Peterson and fellow DXARTS graduate student Adam Hogan collaborated on a final project that reflects their backgrounds in sound and filmmaking respectively.  Using Peterson’s existing field recordings and Hogan’s existing film footage, they “edited” each other’s work through their neural responses to it. The students, hooked up to EEG machines, were positioned to experience each other’s work but not their own. As Hogan listened to the sound recordings, any sound that caused a spike in his brain activity prompted the film footage that Peterson was watching to jump to a different section. Conversely, when that film footage caused a spike in Peterson’s brain activity, the sound recording would change.  “With the back and forth, we made this kind of feedback loop and tried to see where it would take us,” says Peterson.

Though the course has ended, Peterson and Hogan are continuing with their project. Neuroscience is essential to it, yet both artists feel that the work remains true to their long-standing creative interests. “For me, it’s just another way to approach non-narrative filmmaking, which is what I’m interested in,” says Hogan. “Every time a new piece of technology is introduced, what’s interesting is how to incorporate that tool within your existing practice.”

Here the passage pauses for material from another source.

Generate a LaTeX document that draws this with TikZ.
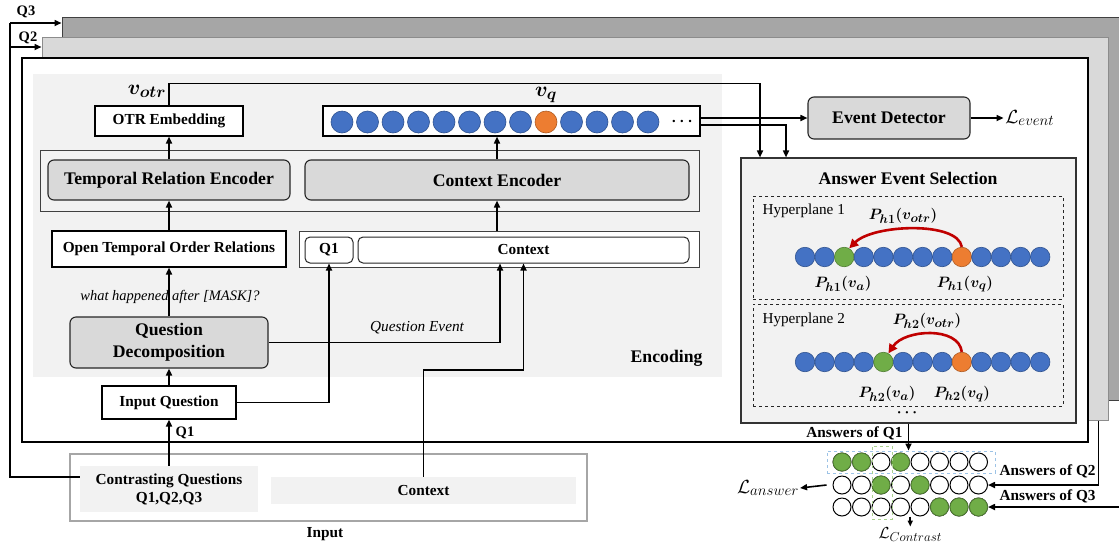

What about students who don’t have an existing art practice? Classmate Rachel Townsend, a museology graduate student, is not an artist. She took the course to explore how art affects the brain. For her final project, Townsend had subjects view nine famous artworks for one minute each as she gathered data about their viewing patterns using an eye movement tracker. She then explored ways to share those viewing patterns through video — illuminating an artwork with points of light for each detail viewed, for example. “The class changed the way I thought about how an artist might gain inspiration from the ways our bodies function,” says Townsend. “It also helped me think about the unique challenges museums face when working with digital artists.”

While the Art and the Brain course is open to all UW students, it is required for DXARTS PhD students, reflecting DXARTS’s emphasis on experimental media and taking risks. “We want our students to be familiar with these tools,” says Pampin, “and we believe that the discussions that come up in the course, the thinking about things in a different way, is quite important for them.”

The course and lab have stretched the faculty as well. “As a teacher and artist, I feel like I’m also a student in the class, because there’s so much that nobody knows,” says Coupe. “There’s no way to look this stuff up. It’s the brave new world of developing not just new media for art, but a new vocabulary. That’s what's interesting about it.”